Although the writers obviously felt that a modern audience would not be able to accept this simple tale of four men fighting for King and country so we find ourselves in a steam punk version of seventeenth century France complete with airships armed with machine guns and flame-throwers. The three main characters become more than the traditional sword wielding defenders of the French Monarchy and find themselves becoming examples of a more modern action hero.

Anderson has certainly attempted to bring some fun into this well known story but it ends up being a ridiculous and mind boggling experience. The film tries not to take itself too seriously and the opening sequence is a perfect example of this. With images lifted straight from Batman, The Matrix and video games, such as Assassins Creed, the three musketeers are introduced in an blur of romance, violence and booby traps. This part of the film is actually well played out, if you ignore the awful slow-motion fight sequences (something that has not only become one of the most annoying of Hollywood clichés but also something that is pulled off much more successfully elsewhere) and the odd faces Matthew MacFadyen pulls as he wields his rapier. Anderson certainly embraces the swashbuckling side of the narrative.

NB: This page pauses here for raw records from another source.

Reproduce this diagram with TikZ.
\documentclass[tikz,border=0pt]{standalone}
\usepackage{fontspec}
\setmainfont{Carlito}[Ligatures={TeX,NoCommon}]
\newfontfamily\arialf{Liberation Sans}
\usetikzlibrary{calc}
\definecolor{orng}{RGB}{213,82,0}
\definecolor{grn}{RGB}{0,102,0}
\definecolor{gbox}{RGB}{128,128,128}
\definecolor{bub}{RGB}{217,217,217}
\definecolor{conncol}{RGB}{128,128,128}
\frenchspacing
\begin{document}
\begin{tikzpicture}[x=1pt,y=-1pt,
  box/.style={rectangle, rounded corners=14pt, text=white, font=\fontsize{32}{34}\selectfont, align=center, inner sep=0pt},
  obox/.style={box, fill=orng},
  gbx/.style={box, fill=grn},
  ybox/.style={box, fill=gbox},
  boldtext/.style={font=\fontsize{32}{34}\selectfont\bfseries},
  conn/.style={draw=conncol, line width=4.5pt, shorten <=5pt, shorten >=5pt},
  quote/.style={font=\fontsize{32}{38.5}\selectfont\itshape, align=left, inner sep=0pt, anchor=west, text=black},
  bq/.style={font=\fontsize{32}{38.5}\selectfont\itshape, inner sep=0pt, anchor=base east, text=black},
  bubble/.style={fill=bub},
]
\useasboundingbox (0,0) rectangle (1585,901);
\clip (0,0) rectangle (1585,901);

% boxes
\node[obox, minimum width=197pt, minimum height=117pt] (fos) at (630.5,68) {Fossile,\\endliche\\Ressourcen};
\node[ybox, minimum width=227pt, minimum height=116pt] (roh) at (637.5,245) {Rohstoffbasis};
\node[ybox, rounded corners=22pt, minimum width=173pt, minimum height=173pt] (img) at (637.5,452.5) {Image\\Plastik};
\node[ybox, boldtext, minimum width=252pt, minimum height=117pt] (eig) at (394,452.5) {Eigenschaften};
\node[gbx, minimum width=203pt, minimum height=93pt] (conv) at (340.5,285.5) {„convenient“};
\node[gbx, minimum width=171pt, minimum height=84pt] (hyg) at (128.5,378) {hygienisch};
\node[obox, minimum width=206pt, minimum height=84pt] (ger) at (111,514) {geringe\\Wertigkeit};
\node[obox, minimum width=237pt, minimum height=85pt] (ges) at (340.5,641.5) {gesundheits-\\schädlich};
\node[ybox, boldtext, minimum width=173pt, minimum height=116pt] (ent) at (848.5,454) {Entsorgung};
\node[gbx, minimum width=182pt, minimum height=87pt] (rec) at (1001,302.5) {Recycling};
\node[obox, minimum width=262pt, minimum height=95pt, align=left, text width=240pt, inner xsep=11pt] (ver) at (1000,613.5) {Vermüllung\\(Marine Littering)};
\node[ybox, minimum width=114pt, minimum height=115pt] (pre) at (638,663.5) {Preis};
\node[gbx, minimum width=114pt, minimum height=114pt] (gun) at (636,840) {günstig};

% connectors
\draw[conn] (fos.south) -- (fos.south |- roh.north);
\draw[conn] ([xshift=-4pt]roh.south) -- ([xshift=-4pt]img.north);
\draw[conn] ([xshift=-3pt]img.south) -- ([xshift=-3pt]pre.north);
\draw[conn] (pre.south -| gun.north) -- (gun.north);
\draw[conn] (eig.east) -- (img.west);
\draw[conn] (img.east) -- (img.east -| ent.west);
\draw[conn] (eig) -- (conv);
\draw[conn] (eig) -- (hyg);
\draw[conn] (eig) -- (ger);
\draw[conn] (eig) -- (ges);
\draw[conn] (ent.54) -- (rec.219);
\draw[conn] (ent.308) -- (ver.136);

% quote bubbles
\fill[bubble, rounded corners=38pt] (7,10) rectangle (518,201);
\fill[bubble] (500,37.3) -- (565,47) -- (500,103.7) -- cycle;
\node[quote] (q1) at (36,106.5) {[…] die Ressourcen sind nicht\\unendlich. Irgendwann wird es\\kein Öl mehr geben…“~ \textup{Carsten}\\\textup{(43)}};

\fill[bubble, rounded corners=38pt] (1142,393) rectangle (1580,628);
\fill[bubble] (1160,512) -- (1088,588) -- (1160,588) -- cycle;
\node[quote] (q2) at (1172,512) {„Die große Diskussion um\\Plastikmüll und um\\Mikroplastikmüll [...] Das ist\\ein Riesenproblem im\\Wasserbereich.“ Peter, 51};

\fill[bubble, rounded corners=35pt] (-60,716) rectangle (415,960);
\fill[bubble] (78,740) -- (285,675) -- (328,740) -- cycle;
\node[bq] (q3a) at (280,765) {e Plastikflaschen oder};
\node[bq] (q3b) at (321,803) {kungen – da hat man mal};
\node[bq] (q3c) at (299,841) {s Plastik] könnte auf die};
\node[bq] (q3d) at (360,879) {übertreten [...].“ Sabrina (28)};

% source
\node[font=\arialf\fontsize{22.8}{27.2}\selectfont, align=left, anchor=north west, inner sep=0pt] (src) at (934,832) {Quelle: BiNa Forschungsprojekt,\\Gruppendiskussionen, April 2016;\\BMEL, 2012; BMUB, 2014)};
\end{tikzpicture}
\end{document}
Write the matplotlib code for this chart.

However, there is something about the film that prevents this attempted light-hearted attitude ever fully taking over. Unfortunately for Anderson, there is a lot more to Dumas’ tale than non-stop action. It relies on political treachery, heart ache and double-crossing spies. It is these elements that gives Anderson most of his problems. For the most part he attempts to push them into the background but when it is necessary his attempts are fairly pathetic.

The main offender is the failed romance between MacFayden’s, Athos, and Milla Jovovich’s, Milady. It is something that we are supposed to believe continually haunts Athos but it is barely given any prominence. After the opening scene it is only briefly referred to again in a few conversations. The romance was never believable meaning its destruction is utterly pointless.

To argue that the film’s major positive is that is does not take itself too seriously is both a flimsy argument and, more importantly, a fallacy. A film that is at its heart a political drama cannot completely commit itself to this sense of fun. Anderson seems to be completely perplexed by the actual story he tries to introduce. The plot to overthrow the King is rushed and certainly secondary to the visual aspects.

The film falls down dramatically from it’s poor script and terrible narrative structure. The script is littered with the expected Hollywood clichés as well as more than enough plot holes and unanswered questions. At it’s best the script is laughable and at it’s worst is painful. Take for example any of Athos’ speeches about being a damaged individual driven to drink and despair or the excruciating scene played out between D’Artagnan and his father before he leaves for Paris.

Although, despite the excruciating language, the aspect of the film that annoyed me the most was the overuse of CGI. Mostly because it is an obvious attempt to distract the audience from the poor craftsmanship of the whole thing. The main objective seems to have been to make sure as much was happening on screen as possible in the hope that the audience stopped listening to the words or noticing the acting.

The whole film has an air of desperation after it’s acceptance that there is little substance behind the gaudy spectacle. Of course saying this, there will always be a part of me that finds immense joy from watching these familiar characters outwitting the evil Cardinal and totally annihilating armies of men. Since I first watched the 1973 version I have had a secret desire to one day become a musketeer and, despite his shortcomings, Anderson has reignited my desire to smite my enemies with my trusty blade.